Only the lines from the top of the listing below to the line that has "series_names = ['1 Year', '20 Years']" should be echoed, with both ends kept and pictures left out.

====

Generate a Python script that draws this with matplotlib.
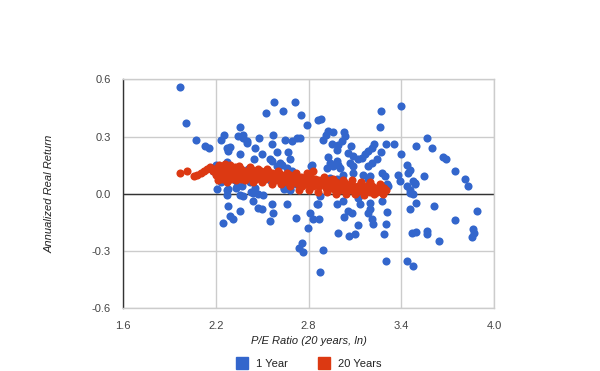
import matplotlib
matplotlib.use("Agg")
import matplotlib.pyplot as plt
from matplotlib.lines import Line2D

plt.rcParams['font.family'] = ['Liberation Sans', 'DejaVu Sans']

# ---------------- data ----------------
series_names = ['1 Year', '20 Years']

one_year_pe = [
    1.969, 2.008, 2.069, 2.131, 2.155, 2.198, 2.208, 2.232, 2.25, 2.273, 2.29, 2.276, 2.269,
    2.357, 2.344, 2.373, 2.399, 2.357, 2.452, 2.448, 2.478, 2.5, 2.524, 2.575, 2.634, 2.711,
    2.752, 2.787, 2.571, 2.564, 2.645, 2.69, 2.744, 2.722, 2.597, 2.664, 2.55, 2.56, 2.614,
    2.679, 2.593, 2.658, 2.405, 2.69, 2.813, 2.377, 2.399, 2.182, 2.63,
    2.27, 2.33, 2.37, 2.43, 2.47, 2.64, 2.68, 2.23, 2.25, 2.32, 2.42, 2.55, 2.72,
    2.862, 2.878, 2.927, 2.96, 2.912, 2.894, 3.03, 3.035, 2.949, 2.992, 2.981, 3.014, 3.072,
    3.056, 3.089, 2.927, 2.938, 2.981, 3.003, 2.823, 3.268, 3.399, 3.261, 3.3, 3.354, 3.223,
    3.208, 3.186, 3.164, 3.143, 3.121, 3.266, 3.244, 3.208, 3.186, 3.067, 3.089, 3.399, 3.496,
    3.566, 3.6, 3.671, 3.687, 3.747, 3.812, 3.833, 3.434, 3.456, 3.445, 3.38, 3.477, 3.546,
    3.488, 3.391, 3.434, 3.456, 3.272, 3.294, 3.197, 3.186, 3.305,
    2.917, 2.96, 2.992, 3.024, 3.089, 3.153, 2.938, 2.981,
    2.873, 2.862, 2.808, 2.83, 2.869, 2.797, 2.755, 2.761, 2.894, 2.873, 2.981, 3.024, 2.992,
    3.063, 3.1, 3.121, 3.03, 3.056, 3.078, 3.132, 3.121, 3.197, 3.186, 3.208, 3.214, 3.197,
    3.272, 3.309, 3.3, 3.289, 3.298, 3.315, 3.456, 3.495, 3.47, 3.495, 3.434, 3.473, 3.564,
    3.568, 3.645, 3.611, 3.747, 3.887, 3.865, 3.872, 3.857, 3.456, 3.477, 3.488,
    2.28, 2.269, 2.334, 2.355, 2.377, 2.442, 2.452, 2.506, 2.28, 2.29, 2.312, 2.243, 2.355,
    2.442, 2.474, 2.496, 2.56, 2.571, 2.55, 2.64, 2.679, 2.661, 2.718, 2.852, 2.737,
]
one_year_ret = [
    0.562, 0.372, 0.284, 0.253, 0.241, 0.153, 0.023, 0.284, 0.307, 0.241, 0.244, 0.223, 0.165,
    0.351, 0.305, 0.309, 0.275, 0.206, 0.241, 0.183, 0.293, 0.206, 0.424, 0.482, 0.436, 0.482,
    0.414, 0.361, 0.307, 0.263, 0.284, 0.275, 0.293, 0.29, 0.218, 0.22, 0.18, 0.171, 0.162,
    0.18, 0.145, 0.136, 0.131, 0.118, 0.145, 0.293, 0.264, 0.118, 0.15,
    0.02, 0.03, 0.04, 0.01, 0.0, 0.03, 0.02, 0.06, 0.08, 0.07, 0.06, 0.07, 0.05,
    0.385, 0.393, 0.328, 0.325, 0.31, 0.284, 0.325, 0.302, 0.263, 0.258, 0.232, 0.275, 0.253,
    0.215, 0.197, 0.194, 0.162, 0.171, 0.136, 0.15, 0.436, 0.462, 0.351, 0.262, 0.262, 0.263,
    0.241, 0.223, 0.206, 0.188, 0.18, 0.218, 0.183, 0.162, 0.145, 0.162, 0.145, 0.206, 0.249,
    0.293, 0.241, 0.194, 0.183, 0.122, 0.075, 0.043, 0.153, 0.127, 0.11, 0.101, 0.066, 0.092,
    0.058, 0.066, 0.04, 0.005, 0.11, 0.092, 0.092, 0.075, 0.049,
    0.136, 0.145, 0.153, 0.1, 0.11, 0.1, 0.083, 0.075,
    -0.012, -0.056, -0.1, -0.134, -0.134, -0.178, -0.257, -0.306, -0.297, -0.408, -0.056, -0.039, -0.204,
    -0.222, -0.213, -0.166, -0.122, -0.091, -0.1, -0.056, -0.021, -0.082, -0.1, -0.134, -0.16, -0.047,
    -0.039, -0.096, -0.157, -0.213, -0.353, 0.04, -0.079, -0.047, -0.208, -0.199, -0.353, -0.379, -0.196,
    -0.213, -0.245, -0.065, -0.135, -0.091, -0.187, -0.204, -0.225, 0.02, 0.0, 0.05,
    0.023, -0.004, 0.04, -0.004, -0.012, 0.005, 0.031, -0.004, -0.065, -0.114, -0.134, -0.155, -0.091,
    -0.039, -0.073, -0.082, -0.056, -0.1, -0.143, 0.023, 0.023, -0.056, -0.126, -0.056, -0.286,
]

twenty_year_pe = [
    1.97, 2.01, 2.06, 2.08, 2.10, 2.12, 2.14, 2.16, 2.18, 2.19,
    2.20, 2.21, 2.22, 2.23, 2.24, 2.25, 2.26, 2.27, 2.28, 2.29, 2.30, 2.31, 2.32, 2.33, 2.34,
    2.35, 2.36, 2.37, 2.38, 2.39, 2.40, 2.41, 2.42, 2.43, 2.44, 2.45, 2.46, 2.47, 2.48, 2.49,
    2.50, 2.51, 2.52, 2.53, 2.54, 2.55, 2.56, 2.57, 2.58, 2.59, 2.60, 2.61, 2.62, 2.63, 2.64,
    2.65, 2.66, 2.67, 2.68, 2.69, 2.70, 2.71, 2.72, 2.73, 2.74, 2.75, 2.76, 2.77, 2.78, 2.79,
    2.80, 2.81, 2.82, 2.83, 2.84, 2.85, 2.86, 2.87, 2.88, 2.89, 2.90, 2.91, 2.92, 2.93, 2.94,
    2.95, 2.96, 2.97, 2.98, 2.99, 3.00, 3.01, 3.02, 3.03, 3.04, 3.05, 3.06, 3.07, 3.08, 3.09,
    3.10, 3.11, 3.12, 3.13, 3.14, 3.15, 3.16, 3.17, 3.18, 3.19, 3.20, 3.21, 3.22, 3.23, 3.24,
    3.25, 3.26, 3.27, 3.28, 3.29, 3.30,
    2.21, 2.24, 2.27, 2.30, 2.33, 2.36, 2.39, 2.22, 2.26, 2.29, 2.35, 2.42,
    2.44, 2.50, 2.56, 2.62, 2.68, 2.47, 2.53, 2.60, 2.66,
    2.74, 2.80, 2.86, 2.92, 2.98, 2.72, 2.79, 2.83, 2.90, 2.96,
    3.04, 3.10, 3.16, 3.22, 3.28, 3.02, 3.08, 3.14, 3.20, 3.26,
]
twenty_year_ret = [
    0.11, 0.12, 0.095, 0.10, 0.11, 0.12, 0.13, 0.14, 0.12, 0.13,
    0.10, 0.14, 0.12, 0.09, 0.13, 0.11, 0.14, 0.10, 0.12, 0.09, 0.13, 0.11, 0.14, 0.10, 0.12,
    0.09, 0.13, 0.11, 0.12, 0.10, 0.12, 0.09, 0.11, 0.13, 0.10, 0.12, 0.08, 0.11, 0.10, 0.12,
    0.09, 0.11, 0.08, 0.10, 0.12, 0.09, 0.11, 0.08, 0.10, 0.07, 0.09, 0.11, 0.08, 0.10, 0.07,
    0.09, 0.06, 0.08, 0.10, 0.07, 0.09, 0.06, 0.08, 0.05, 0.07, 0.09, 0.04, 0.06, 0.08, 0.05,
    0.07, 0.10, 0.06, 0.04, 0.08, 0.05, 0.07, 0.04, 0.06, 0.08, 0.05, 0.03, 0.06, 0.04, 0.07,
    0.03, 0.05, 0.02, 0.06, 0.04, 0.02, 0.05, 0.03, 0.06, 0.02, 0.04, 0.03, 0.05, 0.02, 0.04,
    0.03, 0.01, 0.04, 0.02, 0.05, 0.03, 0.01, 0.04, 0.02, 0.03, 0.01, 0.04, 0.02, 0.03, 0.01,
    0.03, 0.02, 0.04, 0.01, 0.03, 0.02,
    0.07, 0.08, 0.06, 0.08, 0.07, 0.08, 0.07, 0.15, 0.155, 0.15, 0.145, 0.14,
    0.06, 0.06, 0.05, 0.05, 0.04, 0.13, 0.13, 0.12, 0.11,
    0.02, 0.02, 0.01, 0.01, 0.0, 0.11, 0.11, 0.12, 0.09, 0.08,
    0.0, 0.0, -0.005, 0.0, 0.0, 0.07, 0.07, 0.06, 0.06, 0.05,
]

x_ticks = [1.6, 2.2, 2.8, 3.4, 4.0]
y_ticks = [-0.6, -0.3, 0.0, 0.3, 0.6]

blue = '#3366cc'
red = '#dc3912'

# ---------------- figure ----------------
fig = plt.figure(figsize=(6.0, 3.71), dpi=100)
fig.set_facecolor('white')
ax = fig.add_axes([0.2055, 0.169, 0.6178, 0.6173])

ax.scatter(one_year_pe, one_year_ret, s=34, color=blue, linewidths=0, zorder=3)
ax.scatter(twenty_year_pe, twenty_year_ret, s=34, color=red, linewidths=0, zorder=4)

ax.set_xlim(1.6, 4.0)
ax.set_ylim(-0.6, 0.6)
ax.set_xticks(x_ticks)
ax.set_xticklabels(['%.1f' % v for v in x_ticks])
ax.set_yticks(y_ticks)
ax.set_yticklabels(['%.1f' % v for v in y_ticks])
ax.tick_params(length=0, labelsize=8, colors='#444444', pad=9)

ax.grid(True, color='#cccccc', linewidth=1, zorder=0)
ax.set_axisbelow(True)
for side in ['top', 'right', 'bottom']:
    ax.spines[side].set_color('#cccccc')
    ax.spines[side].set_linewidth(1)
ax.spines['left'].set_color('#333333')
ax.spines['left'].set_linewidth(1)
ax.axhline(0, color='#333333', linewidth=1, zorder=2)

ax.set_xlabel('P/E Ratio (20 years, ln)', fontsize=8, style='italic', color='#222222', labelpad=4)
ax.set_ylabel('Annualized Real Return', fontsize=8, style='italic', color='#222222', labelpad=27)

handles = [Line2D([], [], marker='s', linestyle='', markersize=9, color=c) for c in (blue, red)]
fig.legend(handles, series_names, loc='center', bbox_to_anchor=(0.51, 0.02), ncol=2,
           frameon=False, fontsize=8, handletextpad=0.3, columnspacing=2.2,
           labelcolor='#222222', bbox_transform=fig.transFigure)

fig.savefig('out.png', dpi=100)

====

▸ THE OUTPUT:
Generate a Python script that draws this with matplotlib.
import matplotlib
matplotlib.use("Agg")
import matplotlib.pyplot as plt
from matplotlib.lines import Line2D

plt.rcParams['font.family'] = ['Liberation Sans', 'DejaVu Sans']

# ---------------- data ----------------
series_names = ['1 Year', '20 Years']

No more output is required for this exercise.